**What is required**
In the records below, find the line containing "Generate a Python" and the line containing "import pandas as pd". Give again exactly those lines and every line between them, omitting the pictures.

>> start

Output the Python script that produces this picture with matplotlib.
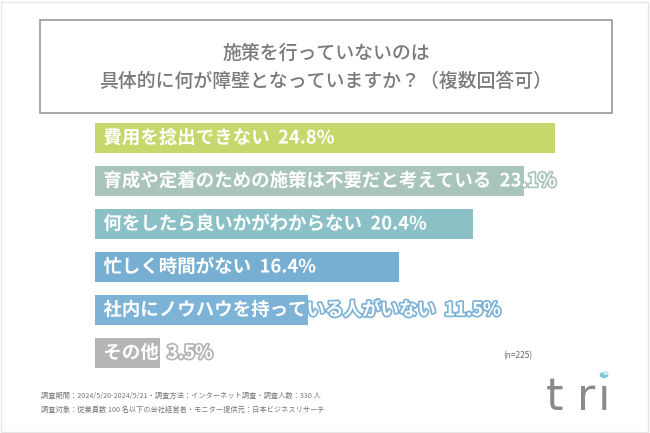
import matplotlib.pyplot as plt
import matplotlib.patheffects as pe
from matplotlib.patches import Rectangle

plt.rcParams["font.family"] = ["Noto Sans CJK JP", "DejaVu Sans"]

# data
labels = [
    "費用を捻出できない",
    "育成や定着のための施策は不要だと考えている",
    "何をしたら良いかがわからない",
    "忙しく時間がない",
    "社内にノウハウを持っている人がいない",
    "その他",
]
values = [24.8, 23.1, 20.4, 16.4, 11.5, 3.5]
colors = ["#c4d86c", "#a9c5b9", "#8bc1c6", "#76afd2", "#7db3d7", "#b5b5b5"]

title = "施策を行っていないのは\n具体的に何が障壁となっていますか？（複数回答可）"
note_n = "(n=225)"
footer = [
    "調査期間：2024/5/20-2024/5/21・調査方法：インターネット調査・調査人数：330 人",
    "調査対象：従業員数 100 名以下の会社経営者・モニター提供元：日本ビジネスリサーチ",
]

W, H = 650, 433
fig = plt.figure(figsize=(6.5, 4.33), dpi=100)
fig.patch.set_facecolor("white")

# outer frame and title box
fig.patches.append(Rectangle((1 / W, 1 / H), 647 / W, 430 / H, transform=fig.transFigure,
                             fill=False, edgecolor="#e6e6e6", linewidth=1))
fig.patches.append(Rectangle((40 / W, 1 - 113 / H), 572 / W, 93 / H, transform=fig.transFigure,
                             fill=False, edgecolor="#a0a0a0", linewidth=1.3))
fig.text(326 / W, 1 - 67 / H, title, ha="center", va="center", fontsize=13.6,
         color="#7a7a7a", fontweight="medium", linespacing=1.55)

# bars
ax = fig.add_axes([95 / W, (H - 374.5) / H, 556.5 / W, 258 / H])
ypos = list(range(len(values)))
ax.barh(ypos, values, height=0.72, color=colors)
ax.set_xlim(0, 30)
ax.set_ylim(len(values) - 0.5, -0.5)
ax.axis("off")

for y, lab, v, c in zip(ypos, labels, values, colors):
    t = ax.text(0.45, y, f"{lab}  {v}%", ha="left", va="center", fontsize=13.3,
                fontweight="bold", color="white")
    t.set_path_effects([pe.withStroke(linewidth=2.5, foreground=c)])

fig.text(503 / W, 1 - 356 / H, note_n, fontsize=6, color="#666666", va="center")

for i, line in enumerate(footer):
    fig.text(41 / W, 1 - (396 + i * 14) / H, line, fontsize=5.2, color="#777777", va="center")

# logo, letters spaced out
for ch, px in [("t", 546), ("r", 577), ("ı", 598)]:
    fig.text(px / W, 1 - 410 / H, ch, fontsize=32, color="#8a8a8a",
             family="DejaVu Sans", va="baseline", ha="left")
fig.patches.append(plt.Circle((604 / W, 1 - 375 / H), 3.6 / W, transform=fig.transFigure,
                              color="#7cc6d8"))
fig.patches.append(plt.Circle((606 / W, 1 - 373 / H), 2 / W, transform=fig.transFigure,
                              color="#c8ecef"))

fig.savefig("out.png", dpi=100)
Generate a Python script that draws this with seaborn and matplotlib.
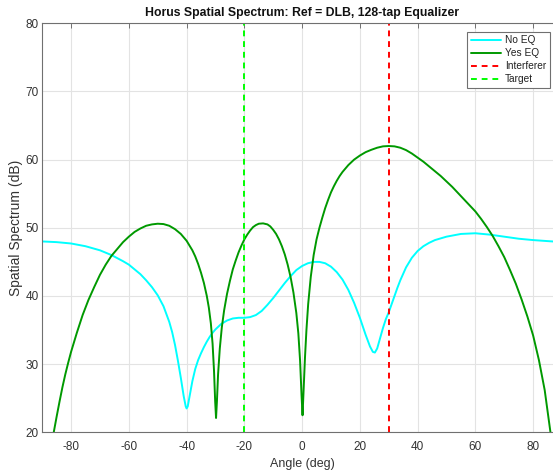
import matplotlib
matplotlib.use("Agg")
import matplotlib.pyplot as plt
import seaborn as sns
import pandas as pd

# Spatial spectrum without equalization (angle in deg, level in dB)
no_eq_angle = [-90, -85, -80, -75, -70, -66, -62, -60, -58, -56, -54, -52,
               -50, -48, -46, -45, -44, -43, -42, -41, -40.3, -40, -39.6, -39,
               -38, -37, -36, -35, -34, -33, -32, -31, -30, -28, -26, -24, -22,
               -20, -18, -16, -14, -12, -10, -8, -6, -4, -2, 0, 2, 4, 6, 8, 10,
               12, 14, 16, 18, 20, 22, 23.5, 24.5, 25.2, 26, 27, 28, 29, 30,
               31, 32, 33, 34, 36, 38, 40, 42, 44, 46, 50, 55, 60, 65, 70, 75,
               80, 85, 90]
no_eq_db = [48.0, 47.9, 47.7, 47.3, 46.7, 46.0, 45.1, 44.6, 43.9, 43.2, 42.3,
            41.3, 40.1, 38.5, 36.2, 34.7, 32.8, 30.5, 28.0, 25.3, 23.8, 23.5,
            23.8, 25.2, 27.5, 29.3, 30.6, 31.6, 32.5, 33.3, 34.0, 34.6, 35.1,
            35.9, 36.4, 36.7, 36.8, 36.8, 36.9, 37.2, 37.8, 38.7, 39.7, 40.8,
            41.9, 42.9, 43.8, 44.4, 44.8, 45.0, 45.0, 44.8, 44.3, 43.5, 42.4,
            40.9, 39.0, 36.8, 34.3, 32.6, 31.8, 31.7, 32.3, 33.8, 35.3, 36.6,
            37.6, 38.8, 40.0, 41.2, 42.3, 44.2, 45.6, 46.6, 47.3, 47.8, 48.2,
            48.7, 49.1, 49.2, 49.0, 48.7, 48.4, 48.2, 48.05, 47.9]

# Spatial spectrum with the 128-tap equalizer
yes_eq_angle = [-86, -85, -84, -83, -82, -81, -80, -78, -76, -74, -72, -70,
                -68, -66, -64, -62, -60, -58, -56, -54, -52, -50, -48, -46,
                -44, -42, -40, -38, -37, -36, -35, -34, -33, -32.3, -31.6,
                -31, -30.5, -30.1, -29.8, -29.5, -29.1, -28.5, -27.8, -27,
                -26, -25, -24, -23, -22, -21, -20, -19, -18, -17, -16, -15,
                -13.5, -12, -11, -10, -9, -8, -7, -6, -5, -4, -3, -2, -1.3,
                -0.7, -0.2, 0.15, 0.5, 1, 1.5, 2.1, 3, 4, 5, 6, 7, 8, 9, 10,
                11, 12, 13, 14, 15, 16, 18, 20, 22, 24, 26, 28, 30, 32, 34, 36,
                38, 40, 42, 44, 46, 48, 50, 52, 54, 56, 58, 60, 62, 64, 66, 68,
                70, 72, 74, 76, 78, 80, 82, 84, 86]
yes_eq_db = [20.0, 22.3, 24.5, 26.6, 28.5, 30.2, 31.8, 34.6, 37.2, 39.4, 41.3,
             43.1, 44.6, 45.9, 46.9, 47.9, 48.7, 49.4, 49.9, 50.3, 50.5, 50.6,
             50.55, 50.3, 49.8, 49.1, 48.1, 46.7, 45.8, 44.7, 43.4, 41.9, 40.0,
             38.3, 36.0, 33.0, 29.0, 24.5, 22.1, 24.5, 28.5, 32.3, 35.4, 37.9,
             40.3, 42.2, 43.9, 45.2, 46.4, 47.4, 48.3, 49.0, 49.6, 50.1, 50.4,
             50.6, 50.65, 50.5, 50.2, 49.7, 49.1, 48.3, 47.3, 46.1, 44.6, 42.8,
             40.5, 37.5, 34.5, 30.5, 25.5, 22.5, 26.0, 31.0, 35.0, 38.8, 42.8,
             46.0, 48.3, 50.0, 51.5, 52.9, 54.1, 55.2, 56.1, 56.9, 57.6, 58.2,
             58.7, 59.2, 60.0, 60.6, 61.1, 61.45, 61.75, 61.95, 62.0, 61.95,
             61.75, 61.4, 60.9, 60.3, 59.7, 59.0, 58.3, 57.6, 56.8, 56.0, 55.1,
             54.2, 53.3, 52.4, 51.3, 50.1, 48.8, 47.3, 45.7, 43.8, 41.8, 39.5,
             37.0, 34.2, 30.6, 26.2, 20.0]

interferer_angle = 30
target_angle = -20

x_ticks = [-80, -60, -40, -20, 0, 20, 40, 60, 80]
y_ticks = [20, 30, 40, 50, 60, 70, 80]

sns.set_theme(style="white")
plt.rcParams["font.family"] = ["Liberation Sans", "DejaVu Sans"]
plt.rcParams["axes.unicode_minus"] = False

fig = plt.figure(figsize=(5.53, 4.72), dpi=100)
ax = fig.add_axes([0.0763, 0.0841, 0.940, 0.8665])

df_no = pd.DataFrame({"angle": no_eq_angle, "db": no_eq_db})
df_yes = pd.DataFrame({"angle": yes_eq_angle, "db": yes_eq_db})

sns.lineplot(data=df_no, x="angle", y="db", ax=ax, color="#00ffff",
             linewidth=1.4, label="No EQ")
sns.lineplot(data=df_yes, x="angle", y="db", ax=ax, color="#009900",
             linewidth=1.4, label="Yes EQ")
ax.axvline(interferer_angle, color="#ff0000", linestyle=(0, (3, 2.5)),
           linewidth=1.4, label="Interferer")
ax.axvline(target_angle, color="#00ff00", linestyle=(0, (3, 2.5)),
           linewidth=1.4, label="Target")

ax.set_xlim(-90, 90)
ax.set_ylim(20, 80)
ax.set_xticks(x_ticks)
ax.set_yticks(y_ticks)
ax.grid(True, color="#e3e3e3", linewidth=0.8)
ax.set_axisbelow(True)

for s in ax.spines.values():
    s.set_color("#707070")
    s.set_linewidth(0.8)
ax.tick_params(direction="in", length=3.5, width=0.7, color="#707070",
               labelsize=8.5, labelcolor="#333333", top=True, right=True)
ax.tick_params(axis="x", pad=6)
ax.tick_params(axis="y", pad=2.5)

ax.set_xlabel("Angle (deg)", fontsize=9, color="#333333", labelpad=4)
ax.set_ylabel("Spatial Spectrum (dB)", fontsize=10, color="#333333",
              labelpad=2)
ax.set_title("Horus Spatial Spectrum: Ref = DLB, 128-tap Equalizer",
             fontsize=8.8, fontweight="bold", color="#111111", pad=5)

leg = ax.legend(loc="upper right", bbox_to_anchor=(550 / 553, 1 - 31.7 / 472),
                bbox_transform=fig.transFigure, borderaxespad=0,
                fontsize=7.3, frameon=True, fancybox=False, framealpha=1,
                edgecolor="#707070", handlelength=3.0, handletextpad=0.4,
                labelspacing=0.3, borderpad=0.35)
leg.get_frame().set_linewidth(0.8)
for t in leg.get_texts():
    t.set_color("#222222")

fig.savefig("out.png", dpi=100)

>> end

**Full answer**
Generate a Python script that draws this with seaborn and matplotlib.
import matplotlib
matplotlib.use("Agg")
import matplotlib.pyplot as plt
import seaborn as sns
import pandas as pd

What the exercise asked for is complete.